As compared to true ER model:

· All benefits of true ER model.

· Simpler development and maintenance:

o Still fewer (and simpler!) table structures.

o Still fewer ETL patterns (and more standardized to boot).

o Attributes can be added (to entities or relationships) without refactoring any existing table/ETL.

o Attributes can be segregated in any useful way (different sources; different cadences; different audiences; different security; etc)

o Business time can be added selectively (only to the attributes that change).

· Further benefits if business time is added (which is extremely likely):

o Business keys (and, therefore, key mappings) are recorded only once.

o Business time segregated from keys (eliminating redundancy and confusion).

o By applying business time only to the attributes that require it, substantial storage can be saved.

Costs

As compared to true ER model:

· More tables and, as a consequence, the following:

o More objects to maintain.

o More JOINs required in queries.

o Possibly worse query performance (depending on RDBMS and platform).

Some comments about added costs

Regarding the “costs” noted above …

I do not generally consider these “costs” to be problematic. I list them above because they are always mentioned in workshops that introduce data vault concepts. So they need to be addressed. Here are my thoughts.

Since when is familiarity a driving reason to choose one technology solution over another? I’ve been in IT for a long time and can personally attest to the rapid (and increasing) rate of change in the field. To be successful, we must continually learn and adapt. If familiarity were a valid measure of technology solutions, we would still be storing data in network databases on mainframes that are populated by JCL jobs written in Assembler.

As for the number of tables increasing. True enough. But I maintain the following:

· There are more tables, but maintenance of those tables is reduced as we minimize the types of distinct tables and processes that populate and manage them. The savings in this regard may outweigh the cost related to increased quantity.

· There are more JOINs, but only in the views that expose the data to the users. (I strongly advocate that all such access be done through views.) Therefore, it is only the technical staff that is faced with “more JOINs”, but these are technically savvy folks that are quite capable of writing JOINs.

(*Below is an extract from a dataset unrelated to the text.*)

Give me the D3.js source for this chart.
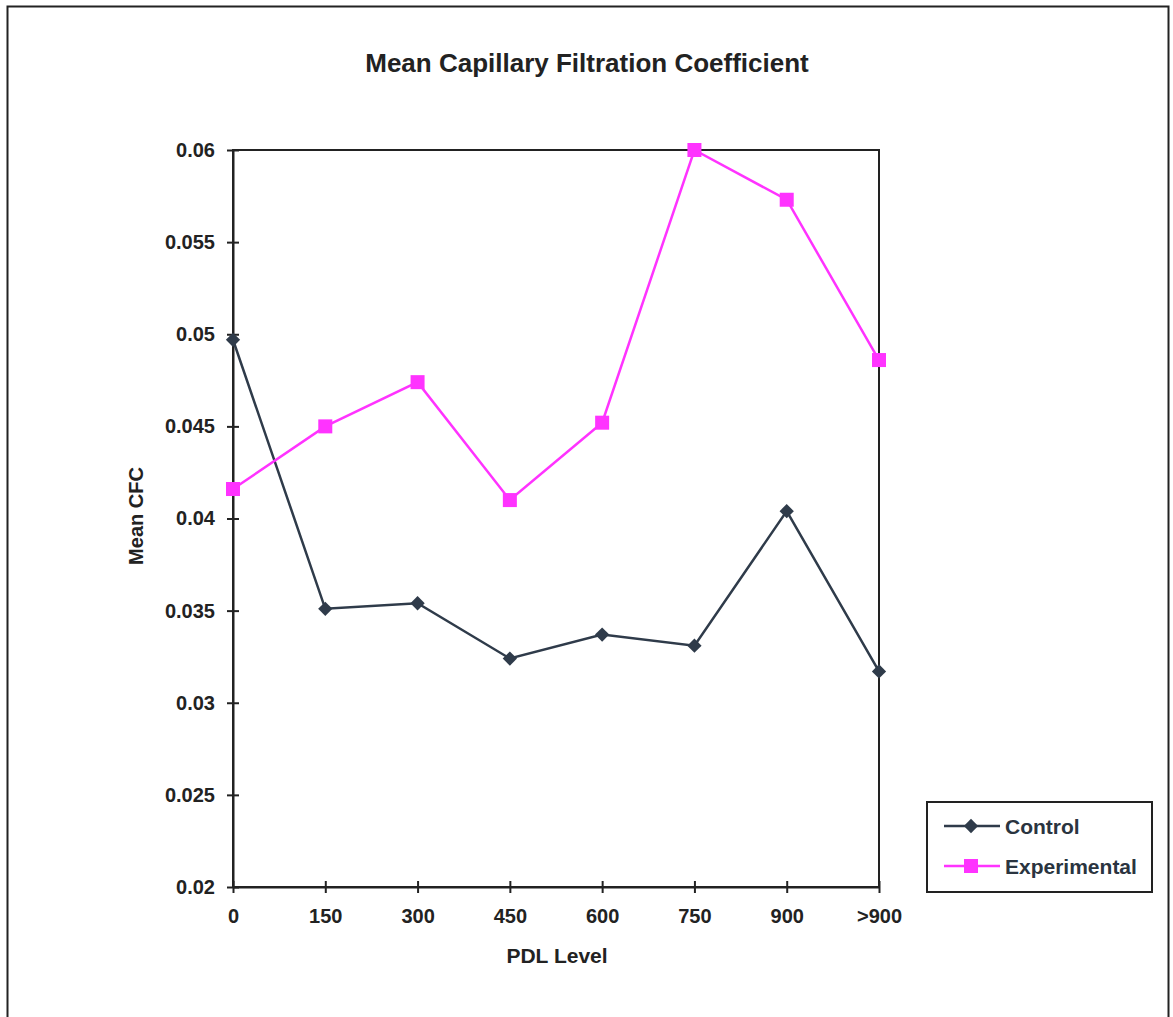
<!DOCTYPE html>
<html>
<head>
<meta charset="utf-8">
<script src="https://cdn.jsdelivr.net/npm/d3@7"></script>
<style>
  body { margin: 0; background: #fff; }
  svg { display: block; font-family: "Liberation Sans", Arial, sans-serif; font-weight: bold; }
</style>
</head>
<body>
<svg id="chart" width="1173" height="1017"></svg>
<script>
// chart data
const levels = ["0", "150", "300", "450", "600", "750", "900", ">900"];
const control = [0.0497, 0.0351, 0.0354, 0.0324, 0.0337, 0.0331, 0.0404, 0.0317];
const experimental = [0.0416, 0.0450, 0.0474, 0.0410, 0.0452, 0.0600, 0.0573, 0.0486];
const yTicks = [0.02, 0.025, 0.03, 0.035, 0.04, 0.045, 0.05, 0.055, 0.06];

const svg = d3.select("#chart");
const ink = "#222";

// outer frame (bottom runs off the page)
svg.append("rect")
  .attr("x", 7.5).attr("y", 6.5)
  .attr("width", 1161).attr("height", 1030)
  .attr("fill", "none").attr("stroke", ink).attr("stroke-width", 2);

const plotLeft = 233, plotRight = 879, plotTop = 150, plotBottom = 887;

const x = d3.scalePoint().domain(levels).range([plotLeft, plotRight]);
const y = d3.scaleLinear().domain([0.02, 0.06]).range([plotBottom, plotTop]);

// plot box
svg.append("rect")
  .attr("x", plotLeft).attr("y", plotTop)
  .attr("width", plotRight - plotLeft).attr("height", plotBottom - plotTop)
  .attr("fill", "none").attr("stroke", ink).attr("stroke-width", 2);

// y axis
const yAxis = svg.append("g")
  .attr("transform", `translate(${plotLeft},0)`)
  .call(d3.axisLeft(y).tickValues(yTicks).tickFormat(d => String(+d.toFixed(3))).tickSizeInner(6).tickSizeOuter(0).tickPadding(8));
yAxis.select(".domain").attr("stroke", ink).attr("stroke-width", 2);
yAxis.selectAll(".tick line").attr("stroke", ink).attr("stroke-width", 2).attr("x2", 6).attr("x1", -6);
yAxis.selectAll(".tick text").attr("fill", ink).attr("font-size", 20).attr("font-weight", "bold").attr("x", -18);

// x axis
const xAxis = svg.append("g")
  .attr("transform", `translate(0,${plotBottom})`)
  .call(d3.axisBottom(x).tickSizeInner(6).tickSizeOuter(0).tickPadding(16));
xAxis.select(".domain").attr("stroke", ink).attr("stroke-width", 2);
xAxis.selectAll(".tick line").attr("stroke", ink).attr("stroke-width", 2).attr("y1", -6).attr("y2", 6);
xAxis.selectAll(".tick text").attr("fill", ink).attr("font-size", 20).attr("font-weight", "bold")
  .attr("dy", null).attr("y", 36);

// titles
svg.append("text").attr("x", 587).attr("y", 72).attr("text-anchor", "middle")
  .attr("font-size", 26).attr("fill", ink).text("Mean Capillary Filtration Coefficient");
svg.append("text").attr("x", 557).attr("y", 963).attr("text-anchor", "middle")
  .attr("font-size", 21).attr("fill", ink).text("PDL Level");
svg.append("text").attr("transform", "translate(143,516) rotate(-90)").attr("text-anchor", "middle")
  .attr("font-size", 20).attr("fill", ink).text("Mean CFC");

const ctrlColor = "#2f3b4a", expColor = "#ff33ff";
const line = d3.line().x((d, i) => x(levels[i])).y(d => y(d));

svg.append("path").datum(control).attr("d", line)
  .attr("fill", "none").attr("stroke", ctrlColor).attr("stroke-width", 2.5);
svg.append("path").datum(experimental).attr("d", line)
  .attr("fill", "none").attr("stroke", expColor).attr("stroke-width", 2.5);

const diamond = d3.symbol().type(d3.symbolDiamond2).size(130);
svg.append("g").selectAll("path").data(control).join("path")
  .attr("transform", (d, i) => `translate(${x(levels[i])},${y(d)})`)
  .attr("d", diamond).attr("fill", ctrlColor);

svg.append("g").selectAll("rect").data(experimental).join("rect")
  .attr("x", (d, i) => x(levels[i]) - 7).attr("y", d => y(d) - 7)
  .attr("width", 14).attr("height", 14).attr("fill", expColor);

// legend
const legend = svg.append("g");
legend.append("rect").attr("x", 927).attr("y", 802).attr("width", 225).attr("height", 90)
  .attr("fill", "#fff").attr("stroke", ink).attr("stroke-width", 2);
const series = [
  { name: "Control", color: ctrlColor, shape: "diamond" },
  { name: "Experimental", color: expColor, shape: "square" }
];
series.forEach((s, i) => {
  const ly = 826 + i * 40;
  legend.append("line").attr("x1", 944).attr("x2", 1000).attr("y1", ly).attr("y2", ly)
    .attr("stroke", s.color).attr("stroke-width", 2.5);
  if (s.shape === "diamond") {
    legend.append("path").attr("transform", `translate(971,${ly})`).attr("d", diamond).attr("fill", s.color);
  } else {
    legend.append("rect").attr("x", 964).attr("y", ly - 7).attr("width", 14).attr("height", 14).attr("fill", s.color);
  }
  legend.append("text").attr("x", 1005).attr("y", ly + 8).attr("font-size", 21)
    .attr("fill", "#2a3440").text(s.name);
});
</script>
</body>
</html>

And they only need to do it once … when defining the view.

· Performance will not necessarily be worse. The tables will be more compact, with more records per block and page of storage, which makes the query engine more performant. I agree that performance will generally be worse if you need to recompose the entire asset (all attributes and relationships). But that is very rarely the case. Case studies show that most queries in a data warehouse use only a few of the attributes available for any given entity. If only a few are needed, performance may very well be better!